--- Start of PROVIDED RECORDS ---
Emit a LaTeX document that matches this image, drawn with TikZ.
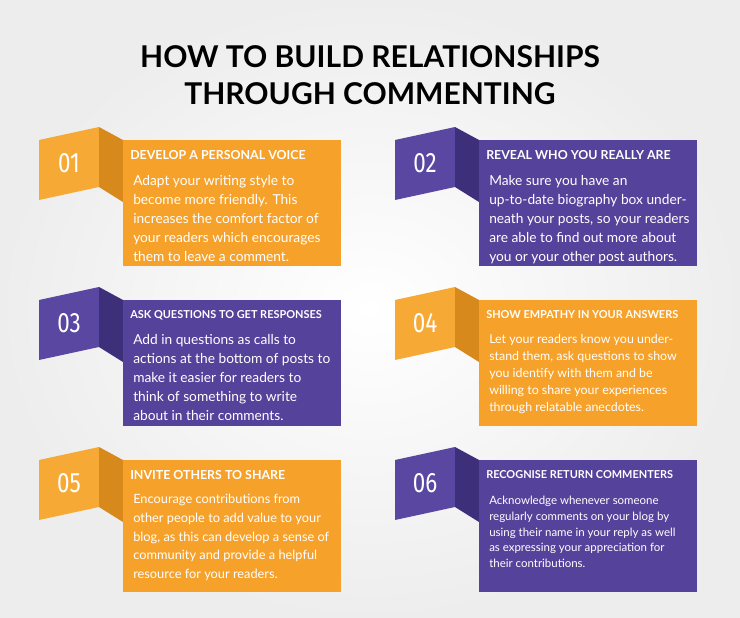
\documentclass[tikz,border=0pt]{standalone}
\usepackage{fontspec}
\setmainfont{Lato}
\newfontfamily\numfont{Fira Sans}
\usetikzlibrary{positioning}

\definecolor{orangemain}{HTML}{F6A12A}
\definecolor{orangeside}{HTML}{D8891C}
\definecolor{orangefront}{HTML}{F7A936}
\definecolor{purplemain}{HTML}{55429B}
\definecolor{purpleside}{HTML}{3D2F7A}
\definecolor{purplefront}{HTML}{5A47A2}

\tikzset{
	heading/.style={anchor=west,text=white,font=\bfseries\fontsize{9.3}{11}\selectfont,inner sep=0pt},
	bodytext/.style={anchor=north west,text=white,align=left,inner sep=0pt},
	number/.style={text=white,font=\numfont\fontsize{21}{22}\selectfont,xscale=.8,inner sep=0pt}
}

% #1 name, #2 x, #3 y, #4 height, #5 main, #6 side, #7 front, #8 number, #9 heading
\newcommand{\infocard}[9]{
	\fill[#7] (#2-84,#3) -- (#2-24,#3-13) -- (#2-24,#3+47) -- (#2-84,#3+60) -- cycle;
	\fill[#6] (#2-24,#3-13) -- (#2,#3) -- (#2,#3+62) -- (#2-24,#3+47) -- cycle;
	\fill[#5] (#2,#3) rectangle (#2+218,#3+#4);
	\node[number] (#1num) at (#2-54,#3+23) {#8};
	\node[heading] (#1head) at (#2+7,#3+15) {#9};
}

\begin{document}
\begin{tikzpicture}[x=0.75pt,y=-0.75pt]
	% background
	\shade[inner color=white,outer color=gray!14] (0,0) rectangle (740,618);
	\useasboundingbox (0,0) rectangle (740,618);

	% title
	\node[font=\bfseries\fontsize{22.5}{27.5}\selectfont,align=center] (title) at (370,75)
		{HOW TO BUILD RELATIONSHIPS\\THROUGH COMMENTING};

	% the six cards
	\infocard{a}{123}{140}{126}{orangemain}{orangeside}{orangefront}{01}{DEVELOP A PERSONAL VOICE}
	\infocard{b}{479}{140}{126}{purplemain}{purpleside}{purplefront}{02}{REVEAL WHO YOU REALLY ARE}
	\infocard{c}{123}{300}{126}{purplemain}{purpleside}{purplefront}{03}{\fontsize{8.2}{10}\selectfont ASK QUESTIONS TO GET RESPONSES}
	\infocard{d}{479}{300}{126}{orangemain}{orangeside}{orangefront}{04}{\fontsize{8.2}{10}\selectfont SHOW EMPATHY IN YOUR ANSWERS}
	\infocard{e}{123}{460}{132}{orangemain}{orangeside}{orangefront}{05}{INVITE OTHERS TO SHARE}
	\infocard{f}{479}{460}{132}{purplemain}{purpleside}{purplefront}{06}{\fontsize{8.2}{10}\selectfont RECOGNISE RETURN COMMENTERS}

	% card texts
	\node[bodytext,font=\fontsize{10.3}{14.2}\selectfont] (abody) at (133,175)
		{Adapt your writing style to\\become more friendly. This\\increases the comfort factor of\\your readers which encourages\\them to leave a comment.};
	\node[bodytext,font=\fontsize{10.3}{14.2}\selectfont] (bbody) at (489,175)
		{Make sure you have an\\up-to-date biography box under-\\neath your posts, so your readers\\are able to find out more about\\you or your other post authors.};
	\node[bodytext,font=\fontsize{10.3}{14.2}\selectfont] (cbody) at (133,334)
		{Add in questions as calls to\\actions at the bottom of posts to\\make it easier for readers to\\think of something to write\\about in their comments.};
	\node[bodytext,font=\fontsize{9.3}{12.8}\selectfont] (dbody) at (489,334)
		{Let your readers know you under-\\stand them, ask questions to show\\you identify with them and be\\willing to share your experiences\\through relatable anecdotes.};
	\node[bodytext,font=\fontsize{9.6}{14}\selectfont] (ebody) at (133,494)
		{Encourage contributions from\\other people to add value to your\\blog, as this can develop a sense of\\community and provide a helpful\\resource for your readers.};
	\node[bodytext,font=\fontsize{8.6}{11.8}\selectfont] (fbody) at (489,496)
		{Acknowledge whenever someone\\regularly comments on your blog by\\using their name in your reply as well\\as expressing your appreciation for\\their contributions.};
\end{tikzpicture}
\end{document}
--- End of PROVIDED RECORDS ---
--- Start of PROVIDED RECORDS ---
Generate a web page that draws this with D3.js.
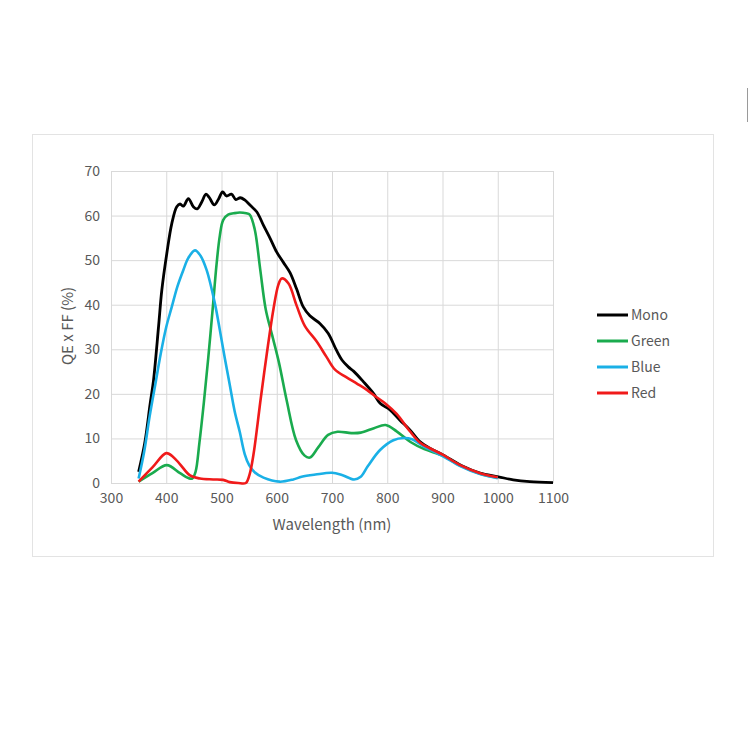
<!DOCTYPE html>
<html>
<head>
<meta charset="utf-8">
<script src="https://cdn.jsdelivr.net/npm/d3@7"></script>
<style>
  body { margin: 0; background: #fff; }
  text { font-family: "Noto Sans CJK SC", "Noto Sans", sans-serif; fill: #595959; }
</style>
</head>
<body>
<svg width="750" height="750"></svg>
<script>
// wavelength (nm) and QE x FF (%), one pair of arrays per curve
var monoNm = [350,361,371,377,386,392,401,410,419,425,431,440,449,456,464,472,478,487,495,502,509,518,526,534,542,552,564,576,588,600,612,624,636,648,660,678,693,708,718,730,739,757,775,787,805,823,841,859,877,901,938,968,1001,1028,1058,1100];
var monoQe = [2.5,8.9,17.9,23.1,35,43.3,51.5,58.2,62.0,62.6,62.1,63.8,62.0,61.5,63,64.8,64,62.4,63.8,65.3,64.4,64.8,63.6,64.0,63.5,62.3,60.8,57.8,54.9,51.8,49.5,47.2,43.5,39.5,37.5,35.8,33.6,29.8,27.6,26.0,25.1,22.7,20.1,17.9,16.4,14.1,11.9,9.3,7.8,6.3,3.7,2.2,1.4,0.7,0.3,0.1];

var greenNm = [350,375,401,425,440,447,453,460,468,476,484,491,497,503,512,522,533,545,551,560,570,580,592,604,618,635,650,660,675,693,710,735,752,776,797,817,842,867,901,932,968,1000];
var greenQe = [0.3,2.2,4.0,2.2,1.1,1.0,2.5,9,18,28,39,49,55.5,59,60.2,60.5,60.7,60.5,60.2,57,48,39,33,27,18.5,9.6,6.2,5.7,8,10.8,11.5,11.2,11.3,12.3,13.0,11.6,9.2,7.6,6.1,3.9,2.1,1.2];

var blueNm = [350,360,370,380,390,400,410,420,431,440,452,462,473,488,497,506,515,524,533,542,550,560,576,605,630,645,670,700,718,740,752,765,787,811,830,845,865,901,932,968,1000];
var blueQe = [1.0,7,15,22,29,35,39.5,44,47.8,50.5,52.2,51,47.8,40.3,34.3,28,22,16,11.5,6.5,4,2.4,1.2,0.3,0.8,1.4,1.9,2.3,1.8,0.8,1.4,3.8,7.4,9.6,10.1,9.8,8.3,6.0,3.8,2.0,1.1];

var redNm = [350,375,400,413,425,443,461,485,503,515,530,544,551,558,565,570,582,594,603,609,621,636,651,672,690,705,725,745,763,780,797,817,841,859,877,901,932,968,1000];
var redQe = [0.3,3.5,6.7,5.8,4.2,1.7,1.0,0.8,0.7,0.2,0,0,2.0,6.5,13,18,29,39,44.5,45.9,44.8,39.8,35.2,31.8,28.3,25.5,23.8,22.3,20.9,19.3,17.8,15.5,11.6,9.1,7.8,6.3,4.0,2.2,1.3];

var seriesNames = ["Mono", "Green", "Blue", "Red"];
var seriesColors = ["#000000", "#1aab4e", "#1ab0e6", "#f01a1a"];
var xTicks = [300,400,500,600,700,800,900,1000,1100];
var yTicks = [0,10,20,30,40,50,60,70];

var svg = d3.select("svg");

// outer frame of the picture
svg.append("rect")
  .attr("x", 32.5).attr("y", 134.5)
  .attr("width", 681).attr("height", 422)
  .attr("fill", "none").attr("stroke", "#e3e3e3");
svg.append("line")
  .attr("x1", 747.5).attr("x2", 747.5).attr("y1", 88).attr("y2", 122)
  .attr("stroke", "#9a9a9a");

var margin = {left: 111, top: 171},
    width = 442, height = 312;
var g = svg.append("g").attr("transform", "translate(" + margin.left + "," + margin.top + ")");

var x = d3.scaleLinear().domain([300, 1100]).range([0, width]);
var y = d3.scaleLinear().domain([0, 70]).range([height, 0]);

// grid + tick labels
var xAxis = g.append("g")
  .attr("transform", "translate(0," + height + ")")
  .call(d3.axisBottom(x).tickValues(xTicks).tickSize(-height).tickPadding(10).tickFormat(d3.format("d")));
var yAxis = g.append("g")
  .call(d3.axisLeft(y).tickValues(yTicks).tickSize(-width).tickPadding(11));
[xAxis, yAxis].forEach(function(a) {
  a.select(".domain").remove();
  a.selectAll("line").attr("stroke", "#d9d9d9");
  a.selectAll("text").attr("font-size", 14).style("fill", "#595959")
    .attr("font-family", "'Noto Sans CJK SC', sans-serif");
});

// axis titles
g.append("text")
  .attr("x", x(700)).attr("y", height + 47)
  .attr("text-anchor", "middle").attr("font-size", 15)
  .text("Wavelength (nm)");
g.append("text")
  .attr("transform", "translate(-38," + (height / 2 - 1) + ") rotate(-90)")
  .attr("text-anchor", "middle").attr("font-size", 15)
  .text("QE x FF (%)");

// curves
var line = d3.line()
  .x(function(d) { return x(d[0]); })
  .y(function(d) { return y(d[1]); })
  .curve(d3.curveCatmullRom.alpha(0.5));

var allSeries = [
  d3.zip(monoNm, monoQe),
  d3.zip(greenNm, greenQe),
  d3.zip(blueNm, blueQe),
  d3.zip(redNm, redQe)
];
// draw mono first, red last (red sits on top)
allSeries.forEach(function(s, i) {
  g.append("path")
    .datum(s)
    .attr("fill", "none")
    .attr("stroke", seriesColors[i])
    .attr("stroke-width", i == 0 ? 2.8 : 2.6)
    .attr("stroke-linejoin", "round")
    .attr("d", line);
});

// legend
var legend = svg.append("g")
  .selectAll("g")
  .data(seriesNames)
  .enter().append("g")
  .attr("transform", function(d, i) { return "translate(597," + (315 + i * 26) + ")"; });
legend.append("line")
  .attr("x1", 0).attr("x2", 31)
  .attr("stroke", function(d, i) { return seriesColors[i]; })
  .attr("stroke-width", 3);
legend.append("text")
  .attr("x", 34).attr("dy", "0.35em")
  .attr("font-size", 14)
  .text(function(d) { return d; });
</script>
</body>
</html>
--- End of PROVIDED RECORDS ---
WHAT IS BEING ASKED:
Search the records for the word "that" and copy every line where it occurs.

REPLY:
Emit a LaTeX document that matches this image, drawn with TikZ.
Generate a web page that draws this with D3.js.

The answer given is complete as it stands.